Q: I am still confused about giving away my money in the form of tax-free gifts. If my wife and I together give our daughter $20,000, can we do the same for another relative in the same year? Is the gift given subject to any tax on us? Must the gift be reported by the recipient to the Internal Revenue Service? --W.M.

A: The law permits any individ ual to give any number of other individuals $10,000 per year. Neither the donor nor the recipient is required to report the gift. And the money is tax free to the recipient. (Remember, Uncle Sam has already gotten his share; the money was not tax free to the donor, and the donor gets no tax benefit from making the gift.)

Declaring a Loss on an IRA Investment

Q: I own 400 shares of stock in my individual retirement account. I paid $12 per share, and they are now worth about $1.50 each. May I transfer the shares to my regular brokerage account, sell them and declare a loss on my taxes? -- G. J. M.

A: Your plan won’t work. For starters, any distribution from an IRA is taxable. You could also be subject to a 10% penalty if you withdraw IRA funds before turning age 59 1/2.
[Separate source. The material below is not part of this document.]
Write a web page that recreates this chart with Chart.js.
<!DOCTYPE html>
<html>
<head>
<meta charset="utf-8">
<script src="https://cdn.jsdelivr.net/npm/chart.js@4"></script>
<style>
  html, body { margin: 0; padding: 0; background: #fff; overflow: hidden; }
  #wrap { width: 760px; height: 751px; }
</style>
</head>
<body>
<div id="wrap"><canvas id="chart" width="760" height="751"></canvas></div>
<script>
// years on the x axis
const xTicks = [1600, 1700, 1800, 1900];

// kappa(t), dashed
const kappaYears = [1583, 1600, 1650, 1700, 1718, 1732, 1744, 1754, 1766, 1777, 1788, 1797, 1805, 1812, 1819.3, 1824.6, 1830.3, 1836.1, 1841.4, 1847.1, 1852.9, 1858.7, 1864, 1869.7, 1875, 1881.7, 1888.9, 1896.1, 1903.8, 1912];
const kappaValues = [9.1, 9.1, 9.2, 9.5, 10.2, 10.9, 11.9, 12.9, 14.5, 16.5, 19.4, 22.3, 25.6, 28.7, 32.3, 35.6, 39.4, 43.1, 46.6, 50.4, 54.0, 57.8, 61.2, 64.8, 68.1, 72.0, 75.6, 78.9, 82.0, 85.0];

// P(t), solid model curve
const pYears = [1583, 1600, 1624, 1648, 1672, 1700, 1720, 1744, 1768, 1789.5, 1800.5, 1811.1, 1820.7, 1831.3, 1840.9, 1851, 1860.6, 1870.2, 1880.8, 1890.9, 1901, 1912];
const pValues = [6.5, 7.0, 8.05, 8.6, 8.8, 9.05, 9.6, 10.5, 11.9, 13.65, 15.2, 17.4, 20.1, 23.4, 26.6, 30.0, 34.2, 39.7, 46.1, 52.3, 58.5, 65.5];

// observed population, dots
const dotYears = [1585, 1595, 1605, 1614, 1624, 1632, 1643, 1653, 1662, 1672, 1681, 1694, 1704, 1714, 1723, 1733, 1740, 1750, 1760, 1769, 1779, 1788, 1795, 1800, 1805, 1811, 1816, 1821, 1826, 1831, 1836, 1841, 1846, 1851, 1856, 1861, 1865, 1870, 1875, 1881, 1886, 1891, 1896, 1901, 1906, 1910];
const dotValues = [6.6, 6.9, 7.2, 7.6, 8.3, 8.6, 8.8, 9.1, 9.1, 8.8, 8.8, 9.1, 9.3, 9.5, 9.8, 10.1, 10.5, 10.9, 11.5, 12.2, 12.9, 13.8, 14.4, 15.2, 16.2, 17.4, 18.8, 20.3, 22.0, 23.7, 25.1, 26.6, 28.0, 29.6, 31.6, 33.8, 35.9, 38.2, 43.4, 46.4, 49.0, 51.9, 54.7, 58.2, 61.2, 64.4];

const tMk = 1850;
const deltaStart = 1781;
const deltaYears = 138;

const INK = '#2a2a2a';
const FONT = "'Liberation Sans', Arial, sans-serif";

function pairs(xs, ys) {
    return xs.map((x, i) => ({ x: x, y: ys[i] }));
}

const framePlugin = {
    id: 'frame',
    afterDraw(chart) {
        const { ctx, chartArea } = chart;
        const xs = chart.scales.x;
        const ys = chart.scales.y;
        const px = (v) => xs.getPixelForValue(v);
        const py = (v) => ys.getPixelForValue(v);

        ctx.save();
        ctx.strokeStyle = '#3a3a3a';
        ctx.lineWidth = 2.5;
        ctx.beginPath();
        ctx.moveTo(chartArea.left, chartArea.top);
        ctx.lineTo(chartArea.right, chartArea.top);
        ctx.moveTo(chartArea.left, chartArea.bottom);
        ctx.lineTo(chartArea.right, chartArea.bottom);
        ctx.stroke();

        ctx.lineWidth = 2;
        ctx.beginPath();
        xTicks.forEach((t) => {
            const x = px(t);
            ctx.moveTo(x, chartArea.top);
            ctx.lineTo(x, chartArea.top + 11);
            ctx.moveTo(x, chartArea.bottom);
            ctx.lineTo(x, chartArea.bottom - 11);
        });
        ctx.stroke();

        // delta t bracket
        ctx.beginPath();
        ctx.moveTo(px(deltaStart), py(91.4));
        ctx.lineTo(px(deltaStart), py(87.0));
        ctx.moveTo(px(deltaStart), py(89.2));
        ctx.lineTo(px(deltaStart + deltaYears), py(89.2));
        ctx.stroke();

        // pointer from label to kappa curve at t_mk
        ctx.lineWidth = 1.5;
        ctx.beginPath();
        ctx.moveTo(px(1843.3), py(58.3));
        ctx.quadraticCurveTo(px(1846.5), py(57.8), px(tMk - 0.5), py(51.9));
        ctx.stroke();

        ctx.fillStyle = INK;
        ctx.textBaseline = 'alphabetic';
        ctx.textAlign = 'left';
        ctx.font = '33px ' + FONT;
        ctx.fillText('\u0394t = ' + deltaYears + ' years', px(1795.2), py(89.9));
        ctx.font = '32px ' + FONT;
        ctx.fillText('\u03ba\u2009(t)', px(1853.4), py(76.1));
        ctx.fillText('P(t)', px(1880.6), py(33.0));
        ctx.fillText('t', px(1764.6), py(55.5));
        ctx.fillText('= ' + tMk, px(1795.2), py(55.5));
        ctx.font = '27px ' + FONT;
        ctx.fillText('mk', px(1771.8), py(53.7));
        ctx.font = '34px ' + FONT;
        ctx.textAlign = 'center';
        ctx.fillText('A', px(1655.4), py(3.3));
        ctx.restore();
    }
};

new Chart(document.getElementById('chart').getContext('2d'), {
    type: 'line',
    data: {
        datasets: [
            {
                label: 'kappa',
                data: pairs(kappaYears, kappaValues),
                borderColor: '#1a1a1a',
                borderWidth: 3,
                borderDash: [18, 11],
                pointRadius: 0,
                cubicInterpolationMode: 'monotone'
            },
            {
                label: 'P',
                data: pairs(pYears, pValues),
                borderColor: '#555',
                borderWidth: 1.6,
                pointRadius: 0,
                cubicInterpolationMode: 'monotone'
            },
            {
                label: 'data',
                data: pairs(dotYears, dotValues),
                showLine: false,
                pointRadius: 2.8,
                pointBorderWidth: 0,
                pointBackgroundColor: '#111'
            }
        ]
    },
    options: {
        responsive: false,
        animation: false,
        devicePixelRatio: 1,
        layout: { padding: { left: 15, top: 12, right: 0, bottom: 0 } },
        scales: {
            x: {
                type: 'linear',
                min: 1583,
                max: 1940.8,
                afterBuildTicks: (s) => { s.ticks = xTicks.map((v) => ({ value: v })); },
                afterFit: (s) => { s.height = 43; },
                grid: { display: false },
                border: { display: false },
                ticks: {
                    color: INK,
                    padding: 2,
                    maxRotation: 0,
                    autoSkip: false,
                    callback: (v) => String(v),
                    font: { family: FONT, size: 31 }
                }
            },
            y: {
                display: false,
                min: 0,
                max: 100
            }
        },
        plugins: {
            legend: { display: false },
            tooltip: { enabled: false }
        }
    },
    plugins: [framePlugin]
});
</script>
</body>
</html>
Basically, taxpayers have no way of writing off the losses in their IRAs. And if you think about it, it makes sense. Remember that most IRA accounts contain money contributed on a pretax basis. So why should Uncle Sam give tax writeoffs for losses on investments made with money that hasn’t yet been taxed? This is one more reason that IRAs should be placed in the most safe investments.